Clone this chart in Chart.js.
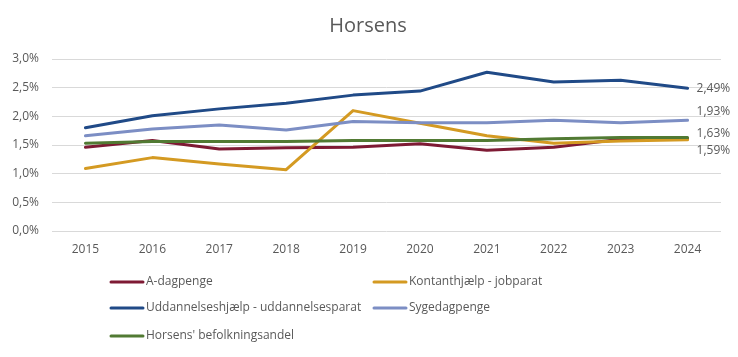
<!DOCTYPE html>
<html>
<head>
<meta charset="utf-8">
<script src="https://cdn.jsdelivr.net/npm/chart.js@4.4.1/dist/chart.umd.min.js"></script>
<style>
html,body{margin:0;padding:0;background:#fff;}
canvas{display:block;}
</style>
</head>
<body>
<canvas id="c" width="738" height="357"></canvas>
<script>
const categories = ['2015','2016','2017','2018','2019','2020','2021','2022','2023','2024'];
const aDagpenge = [1.46,1.58,1.43,1.45,1.46,1.52,1.41,1.46,1.60,1.61];
const kontanthjaelp = [1.09,1.28,1.17,1.07,2.10,1.88,1.66,1.53,1.57,1.59];
const uddannelseshjaelp = [1.80,2.01,2.13,2.23,2.37,2.44,2.77,2.60,2.63,2.49];
const sygedagpenge = [1.66,1.78,1.85,1.76,1.91,1.89,1.89,1.93,1.89,1.93];
const befolkningsandel = [1.53,1.56,1.56,1.56,1.58,1.58,1.58,1.61,1.63,1.63];
const seriesNames = ['A-dagpenge','Kontanthjælp - jobparat','Uddannelseshjælp - uddannelsesparat','Sygedagpenge',"Horsens' befolkningsandel"];
const yTicks = [0,0.5,1.0,1.5,2.0,2.5,3.0];

const colors = ['#7E1A34','#D49A22','#204A87','#7C8EC4','#517A33'];
const seriesData = [aDagpenge,kontanthjaelp,uddannelseshjaelp,sygedagpenge,befolkningsandel];
// end labels: dataset index -> vertical offset
const endLabels = [{i:2,dy:0},{i:3,dy:-9},{i:4,dy:-4},{i:1,dy:11}];

const FONT = "'Open Sans', sans-serif";
const GREY = '#595959';

const datasets = seriesData.map((d,i)=>({
  label: seriesNames[i],
  data: d,
  borderColor: colors[i],
  backgroundColor: colors[i],
  borderWidth: 3,
  pointRadius: 0,
  pointHoverRadius: 0,
  tension: 0,
  borderJoinStyle: 'round',
  borderCapStyle: 'round',
  fill: false,
  order: 4 - i
}));

const extras = {
  id: 'extras',
  afterDatasetsDraw(chart){
    const ctx = chart.ctx;
    ctx.save();
    ctx.font = '12px ' + FONT;
    ctx.fillStyle = GREY;
    ctx.textAlign = 'left';
    ctx.textBaseline = 'middle';
    endLabels.forEach(l=>{
      const meta = chart.getDatasetMeta(l.i);
      const pt = meta.data[meta.data.length-1];
      const v = seriesData[l.i][seriesData[l.i].length-1];
      ctx.fillText(v.toFixed(2).replace('.',',')+'%', pt.x + 9, pt.y + l.dy);
    });
    ctx.restore();
  },
  afterDraw(chart){
    const ctx = chart.ctx;
    ctx.save();
    // title
    ctx.font = '20px ' + FONT;
    ctx.fillStyle = GREY;
    ctx.textAlign = 'center';
    ctx.textBaseline = 'middle';
    ctx.fillText('Horsens', 368, 26);
    // legend
    const colX = [110, 373];
    const rowY = [282, 308, 336];
    ctx.font = '12px ' + FONT;
    ctx.textAlign = 'left';
    chart.data.datasets.forEach((ds,i)=>{
      const x = colX[i%2], y = rowY[Math.floor(i/2)];
      ctx.strokeStyle = ds.borderColor;
      ctx.lineWidth = 3;
      ctx.lineCap = 'round';
      ctx.beginPath(); ctx.moveTo(x+1,y); ctx.lineTo(x+33,y); ctx.stroke();
      ctx.fillStyle = GREY;
      ctx.fillText(ds.label, x+36, y);
    });
    ctx.restore();
  }
};

new Chart(document.getElementById('c'), {
  type: 'line',
  data: { labels: categories, datasets },
  options: {
    responsive: false,
    animation: false,
    devicePixelRatio: 1,
    layout: { padding: { left: 0, right: 17, top: 59, bottom: 96 } },
    plugins: { legend: { display: false }, title: { display: false }, tooltip: { enabled: false } },
    scales: {
      x: {
        offset: true,
        grid: { display: false, drawTicks: false },
        border: { display: false },
        ticks: { color: GREY, font: { family: FONT, size: 12 }, padding: 11, maxRotation: 0 },
        afterFit(s){ s.height = 30; }
      },
      y: {
        min: 0, max: 3,
        afterBuildTicks(s){ s.ticks = yTicks.map(v=>({value:v})); },
        grid: { color: '#D9D9D9', lineWidth: 1, drawTicks: false },
        border: { display: false },
        ticks: { color: GREY, font: { family: FONT, size: 12 }, padding: 13,
          callback: v => v.toFixed(1).replace('.',',') + '%' },
        afterFit(s){ s.width = 52; }
      }
    }
  },
  plugins: [extras]
});
</script>
</body>
</html>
+---+
Return the full material word for word. Do not include the pictures.

= Output below =
Clone this chart in Chart.js.
<!DOCTYPE html>
<html>
<head>
<meta charset="utf-8">
<script src="https://cdn.jsdelivr.net/npm/chart.js@4.4.1/dist/chart.umd.min.js"></script>
<style>
html,body{margin:0;padding:0;background:#fff;}
canvas{display:block;}
</style>
</head>
<body>
<canvas id="c" width="738" height="357"></canvas>
<script>
const categories = ['2015','2016','2017','2018','2019','2020','2021','2022','2023','2024'];
const aDagpenge = [1.46,1.58,1.43,1.45,1.46,1.52,1.41,1.46,1.60,1.61];
const kontanthjaelp = [1.09,1.28,1.17,1.07,2.10,1.88,1.66,1.53,1.57,1.59];
const uddannelseshjaelp = [1.80,2.01,2.13,2.23,2.37,2.44,2.77,2.60,2.63,2.49];
const sygedagpenge = [1.66,1.78,1.85,1.76,1.91,1.89,1.89,1.93,1.89,1.93];
const befolkningsandel = [1.53,1.56,1.56,1.56,1.58,1.58,1.58,1.61,1.63,1.63];
const seriesNames = ['A-dagpenge','Kontanthjælp - jobparat','Uddannelseshjælp - uddannelsesparat','Sygedagpenge',"Horsens' befolkningsandel"];
const yTicks = [0,0.5,1.0,1.5,2.0,2.5,3.0];

const colors = ['#7E1A34','#D49A22','#204A87','#7C8EC4','#517A33'];
const seriesData = [aDagpenge,kontanthjaelp,uddannelseshjaelp,sygedagpenge,befolkningsandel];
// end labels: dataset index -> vertical offset
const endLabels = [{i:2,dy:0},{i:3,dy:-9},{i:4,dy:-4},{i:1,dy:11}];

const FONT = "'Open Sans', sans-serif";
const GREY = '#595959';

const datasets = seriesData.map((d,i)=>({
  label: seriesNames[i],
  data: d,
  borderColor: colors[i],
  backgroundColor: colors[i],
  borderWidth: 3,
  pointRadius: 0,
  pointHoverRadius: 0,
  tension: 0,
  borderJoinStyle: 'round',
  borderCapStyle: 'round',
  fill: false,
  order: 4 - i
}));

const extras = {
  id: 'extras',
  afterDatasetsDraw(chart){
    const ctx = chart.ctx;
    ctx.save();
    ctx.font = '12px ' + FONT;
    ctx.fillStyle = GREY;
    ctx.textAlign = 'left';
    ctx.textBaseline = 'middle';
    endLabels.forEach(l=>{
      const meta = chart.getDatasetMeta(l.i);
      const pt = meta.data[meta.data.length-1];
      const v = seriesData[l.i][seriesData[l.i].length-1];
      ctx.fillText(v.toFixed(2).replace('.',',')+'%', pt.x + 9, pt.y + l.dy);
    });
    ctx.restore();
  },
  afterDraw(chart){
    const ctx = chart.ctx;
    ctx.save();
    // title
    ctx.font = '20px ' + FONT;
    ctx.fillStyle = GREY;
    ctx.textAlign = 'center';
    ctx.textBaseline = 'middle';
    ctx.fillText('Horsens', 368, 26);
    // legend
    const colX = [110, 373];
    const rowY = [282, 308, 336];
    ctx.font = '12px ' + FONT;
    ctx.textAlign = 'left';
    chart.data.datasets.forEach((ds,i)=>{
      const x = colX[i%2], y = rowY[Math.floor(i/2)];
      ctx.strokeStyle = ds.borderColor;
      ctx.lineWidth = 3;
      ctx.lineCap = 'round';
      ctx.beginPath(); ctx.moveTo(x+1,y); ctx.lineTo(x+33,y); ctx.stroke();
      ctx.fillStyle = GREY;
      ctx.fillText(ds.label, x+36, y);
    });
    ctx.restore();
  }
};

new Chart(document.getElementById('c'), {
  type: 'line',
  data: { labels: categories, datasets },
  options: {
    responsive: false,
    animation: false,
    devicePixelRatio: 1,
    layout: { padding: { left: 0, right: 17, top: 59, bottom: 96 } },
    plugins: { legend: { display: false }, title: { display: false }, tooltip: { enabled: false } },
    scales: {
      x: {
        offset: true,
        grid: { display: false, drawTicks: false },
        border: { display: false },
        ticks: { color: GREY, font: { family: FONT, size: 12 }, padding: 11, maxRotation: 0 },
        afterFit(s){ s.height = 30; }
      },
      y: {
        min: 0, max: 3,
        afterBuildTicks(s){ s.ticks = yTicks.map(v=>({value:v})); },
        grid: { color: '#D9D9D9', lineWidth: 1, drawTicks: false },
        border: { display: false },
        ticks: { color: GREY, font: { family: FONT, size: 12 }, padding: 13,
          callback: v => v.toFixed(1).replace('.',',') + '%' },
        afterFit(s){ s.width = 52; }
      }
    }
  },
  plugins: [extras]
});
</script>
</body>
</html>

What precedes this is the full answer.